WHAT IS BEING ASKED: Reproduce the material word for word; the images stay out.

◆ ◆ ◆

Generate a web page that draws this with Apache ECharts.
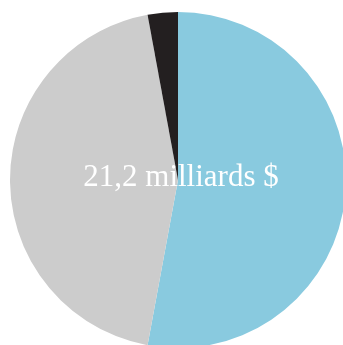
<!DOCTYPE html>
<html>
<head>
<meta charset="utf-8">
<style>
  html, body { margin: 0; padding: 0; background: #ffffff; }
  #chart { width: 343px; height: 345px; }
</style>
<script src="https://cdn.jsdelivr.net/npm/echarts@6/dist/echarts.min.js"></script>
</head>
<body>
<div id="chart"></div>
<script>
  // Share of the total, in percent
  const categories = ['A', 'B', 'C'];
  const shares = [52.9, 44.2, 2.9];
  const colors = ['#89cadf', '#cccccc', '#231f20'];
  const centerLabel = '21,2 milliards $';

  const chart = echarts.init(document.getElementById('chart'), null, { renderer: 'canvas' });

  chart.setOption({
    animation: false,
    backgroundColor: '#ffffff',
    series: [{
      type: 'pie',
      center: [178, 180],
      radius: [0, 168],
      startAngle: 90,
      clockwise: true,
      label: { show: false },
      labelLine: { show: false },
      emphasis: { disabled: true },
      itemStyle: { borderWidth: 0 },
      data: categories.map((name, i) => ({
        name,
        value: shares[i],
        itemStyle: { color: colors[i] }
      }))
    }],
    graphic: {
      elements: [{
        type: 'text',
        z: 100,
        x: 181,
        y: 178,
        style: {
          text: centerLabel,
          fill: '#ffffff',
          fontSize: 31,
          fontFamily: '"Liberation Serif", "Times New Roman", serif',
          align: 'center',
          verticalAlign: 'middle'
        }
      }]
    }
  });
</script>
</body>
</html>
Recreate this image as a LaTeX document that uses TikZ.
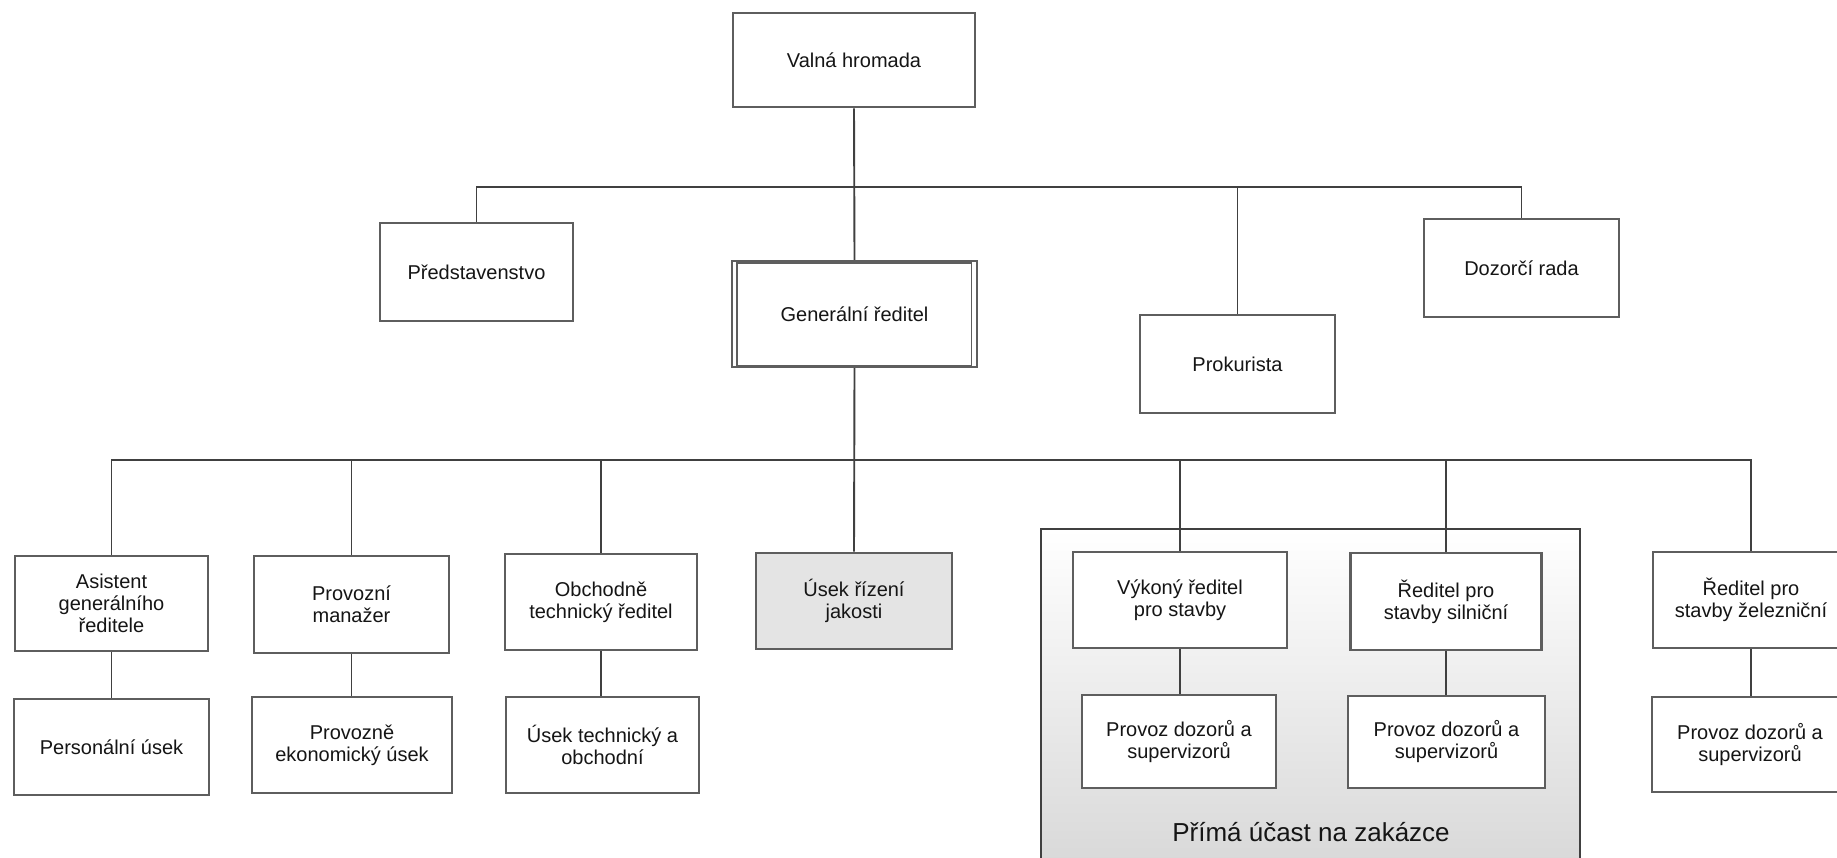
\documentclass[tikz,border=0pt]{standalone}
\usepackage{fontspec}
\setmainfont{Liberation Sans}
\definecolor{bord}{HTML}{5E5E5E}
\definecolor{conn}{HTML}{404040}
\definecolor{txt}{HTML}{151515}
\definecolor{jak}{HTML}{E4E4E4}
\tikzset{
  orgbox/.style={draw=bord, line width=2.7pt, fill=white, inner sep=2pt,
    align=center, text=txt, font=\fontsize{20}{22}\selectfont},
  link/.style={draw=conn, line width=1.9pt},
  zonetext/.style={text=txt, font=\fontsize{26}{30}\selectfont, inner sep=0pt}
}
\begin{document}
\begin{tikzpicture}[x=1pt,y=-1pt]
\useasboundingbox (0,0) rectangle (1837,857);
\clip (0,0) rectangle (1837,857);
\fill[white] (0,0) rectangle (1837,857);
% zone of direct participation
\shadedraw[top color=white, middle color=white!93!gray, bottom color=gray!32,
  draw=conn, line width=1.6pt] (1041,529) rectangle (1580,885);
\node[zonetext] (zonelabel) at (1311,832) {Přímá účast na zakázce};
% top level
\node[orgbox, minimum width=242pt, minimum height=94pt] (valna) at (854,60) {Valná hromada};
\node[orgbox, minimum width=193pt, minimum height=98pt] (pred) at (476.5,272) {Představenstvo};
\node[orgbox, minimum width=245pt, minimum height=106pt, line width=2.2pt] (gen) at (854.5,314) {Generální ředitel};
\draw[bord, line width=1.2pt] ([shift={(6,3)}]gen.north west) rectangle ([shift={(-7,-3)}]gen.south east);
\node[orgbox, minimum width=195pt, minimum height=98pt] (prok) at (1237.5,364) {Prokurista};
\node[orgbox, minimum width=195pt, minimum height=98pt] (dozor) at (1521.5,268) {Dozorčí rada};
% second level
\node[orgbox, minimum width=193pt, minimum height=95pt] (asist) at (111.5,603.5) {Asistent\\generálního\\ředitele};
\node[orgbox, minimum width=195pt, minimum height=96pt] (pers) at (111.5,747) {Personální úsek};
\node[orgbox, minimum width=195pt, minimum height=97pt] (provm) at (351.5,604.5) {Provozní\\manažer};
\node[orgbox, minimum width=200pt, minimum height=96pt] (provek) at (352,745) {Provozně\\ekonomický úsek};
\node[orgbox, minimum width=192pt, minimum height=96pt] (obch) at (601,602) {Obchodně\\technický ředitel};
\node[orgbox, minimum width=193pt, minimum height=96pt] (usektech) at (602.5,745) {Úsek technický a\\obchodní};
\node[orgbox, minimum width=196pt, minimum height=96pt, fill=jak] (jakost) at (854,601) {Úsek řízení\\jakosti};
\node[orgbox, minimum width=214pt, minimum height=96pt] (vykon) at (1180,600) {Výkoný ředitel\\pro stavby};
\node[orgbox, minimum width=194pt, minimum height=93pt] (prov1) at (1179,741.5) {Provoz dozorů a\\supervizorů};
\node[orgbox, minimum width=191pt, minimum height=97pt] (silnic) at (1446,601.5) {Ředitel pro\\stavby silniční};
\node[orgbox, minimum width=197pt, minimum height=92pt] (prov2) at (1446.5,742) {Provoz dozorů a\\supervizorů};
\node[orgbox, minimum width=196pt, minimum height=96pt] (zelez) at (1751,600) {Ředitel pro\\stavby železniční};
\node[orgbox, minimum width=196pt, minimum height=95pt] (prov3) at (1750,744.5) {Provoz dozorů a\\supervizorů};
% connectors
\coordinate (bus1) at (854,187);
\coordinate (bus2) at (854,460);
\draw[link] (valna.south) -- (gen.north);
\draw[link] (pred.north) |- (bus1) -| (dozor.north);
\draw[link] (prok.north) |- (bus1);
\draw[link] (gen.south) -- (jakost.north);
\draw[link] (asist.north) |- (bus2) -| (zelez.north);
\draw[link] (provm.north) |- (bus2);
\draw[link] (obch.north) |- (bus2);
\draw[link] (vykon.north) |- (bus2);
\draw[link] (silnic.north) |- (bus2);
\draw[link] (asist.south) -- (asist.south |- pers.north);
\draw[link] (provm.south) -- (provm.south |- provek.north);
\draw[link] (obch.south) -- (obch.south |- usektech.north);
\draw[link] (vykon.south) -- (vykon.south |- prov1.north);
\draw[link] (silnic.south) -- (silnic.south |- prov2.north);
\draw[link] (zelez.south) -- (zelez.south |- prov3.north);
\end{tikzpicture}
\end{document}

◆ ◆ ◆

FINAL ANSWER:
Generate a web page that draws this with Apache ECharts.
<!DOCTYPE html>
<html>
<head>
<meta charset="utf-8">
<style>
  html, body { margin: 0; padding: 0; background: #ffffff; }
  #chart { width: 343px; height: 345px; }
</style>
<script src="https://cdn.jsdelivr.net/npm/echarts@6/dist/echarts.min.js"></script>
</head>
<body>
<div id="chart"></div>
<script>
  // Share of the total, in percent
  const categories = ['A', 'B', 'C'];
  const shares = [52.9, 44.2, 2.9];
  const colors = ['#89cadf', '#cccccc', '#231f20'];
  const centerLabel = '21,2 milliards $';

  const chart = echarts.init(document.getElementById('chart'), null, { renderer: 'canvas' });

  chart.setOption({
    animation: false,
    backgroundColor: '#ffffff',
    series: [{
      type: 'pie',
      center: [178, 180],
      radius: [0, 168],
      startAngle: 90,
      clockwise: true,
      label: { show: false },
      labelLine: { show: false },
      emphasis: { disabled: true },
      itemStyle: { borderWidth: 0 },
      data: categories.map((name, i) => ({
        name,
        value: shares[i],
        itemStyle: { color: colors[i] }
      }))
    }],
    graphic: {
      elements: [{
        type: 'text',
        z: 100,
        x: 181,
        y: 178,
        style: {
          text: centerLabel,
          fill: '#ffffff',
          fontSize: 31,
          fontFamily: '"Liberation Serif", "Times New Roman", serif',
          align: 'center',
          verticalAlign: 'middle'
        }
      }]
    }
  });
</script>
</body>
</html>
Recreate this image as a LaTeX document that uses TikZ.
\documentclass[tikz,border=0pt]{standalone}
\usepackage{fontspec}
\setmainfont{Liberation Sans}
\definecolor{bord}{HTML}{5E5E5E}
\definecolor{conn}{HTML}{404040}
\definecolor{txt}{HTML}{151515}
\definecolor{jak}{HTML}{E4E4E4}
\tikzset{
  orgbox/.style={draw=bord, line width=2.7pt, fill=white, inner sep=2pt,
    align=center, text=txt, font=\fontsize{20}{22}\selectfont},
  link/.style={draw=conn, line width=1.9pt},
  zonetext/.style={text=txt, font=\fontsize{26}{30}\selectfont, inner sep=0pt}
}
\begin{document}
\begin{tikzpicture}[x=1pt,y=-1pt]
\useasboundingbox (0,0) rectangle (1837,857);
\clip (0,0) rectangle (1837,857);
\fill[white] (0,0) rectangle (1837,857);
% zone of direct participation
\shadedraw[top color=white, middle color=white!93!gray, bottom color=gray!32,
  draw=conn, line width=1.6pt] (1041,529) rectangle (1580,885);
\node[zonetext] (zonelabel) at (1311,832) {Přímá účast na zakázce};
% top level
\node[orgbox, minimum width=242pt, minimum height=94pt] (valna) at (854,60) {Valná hromada};
\node[orgbox, minimum width=193pt, minimum height=98pt] (pred) at (476.5,272) {Představenstvo};
\node[orgbox, minimum width=245pt, minimum height=106pt, line width=2.2pt] (gen) at (854.5,314) {Generální ředitel};
\draw[bord, line width=1.2pt] ([shift={(6,3)}]gen.north west) rectangle ([shift={(-7,-3)}]gen.south east);
\node[orgbox, minimum width=195pt, minimum height=98pt] (prok) at (1237.5,364) {Prokurista};
\node[orgbox, minimum width=195pt, minimum height=98pt] (dozor) at (1521.5,268) {Dozorčí rada};
% second level
\node[orgbox, minimum width=193pt, minimum height=95pt] (asist) at (111.5,603.5) {Asistent\\generálního\\ředitele};
\node[orgbox, minimum width=195pt, minimum height=96pt] (pers) at (111.5,747) {Personální úsek};
\node[orgbox, minimum width=195pt, minimum height=97pt] (provm) at (351.5,604.5) {Provozní\\manažer};
\node[orgbox, minimum width=200pt, minimum height=96pt] (provek) at (352,745) {Provozně\\ekonomický úsek};
\node[orgbox, minimum width=192pt, minimum height=96pt] (obch) at (601,602) {Obchodně\\technický ředitel};
\node[orgbox, minimum width=193pt, minimum height=96pt] (usektech) at (602.5,745) {Úsek technický a\\obchodní};
\node[orgbox, minimum width=196pt, minimum height=96pt, fill=jak] (jakost) at (854,601) {Úsek řízení\\jakosti};
\node[orgbox, minimum width=214pt, minimum height=96pt] (vykon) at (1180,600) {Výkoný ředitel\\pro stavby};
\node[orgbox, minimum width=194pt, minimum height=93pt] (prov1) at (1179,741.5) {Provoz dozorů a\\supervizorů};
\node[orgbox, minimum width=191pt, minimum height=97pt] (silnic) at (1446,601.5) {Ředitel pro\\stavby silniční};
\node[orgbox, minimum width=197pt, minimum height=92pt] (prov2) at (1446.5,742) {Provoz dozorů a\\supervizorů};
\node[orgbox, minimum width=196pt, minimum height=96pt] (zelez) at (1751,600) {Ředitel pro\\stavby železniční};
\node[orgbox, minimum width=196pt, minimum height=95pt] (prov3) at (1750,744.5) {Provoz dozorů a\\supervizorů};
% connectors
\coordinate (bus1) at (854,187);
\coordinate (bus2) at (854,460);
\draw[link] (valna.south) -- (gen.north);
\draw[link] (pred.north) |- (bus1) -| (dozor.north);
\draw[link] (prok.north) |- (bus1);
\draw[link] (gen.south) -- (jakost.north);
\draw[link] (asist.north) |- (bus2) -| (zelez.north);
\draw[link] (provm.north) |- (bus2);
\draw[link] (obch.north) |- (bus2);
\draw[link] (vykon.north) |- (bus2);
\draw[link] (silnic.north) |- (bus2);
\draw[link] (asist.south) -- (asist.south |- pers.north);
\draw[link] (provm.south) -- (provm.south |- provek.north);
\draw[link] (obch.south) -- (obch.south |- usektech.north);
\draw[link] (vykon.south) -- (vykon.south |- prov1.north);
\draw[link] (silnic.south) -- (silnic.south |- prov2.north);
\draw[link] (zelez.south) -- (zelez.south |- prov3.north);
\end{tikzpicture}
\end{document}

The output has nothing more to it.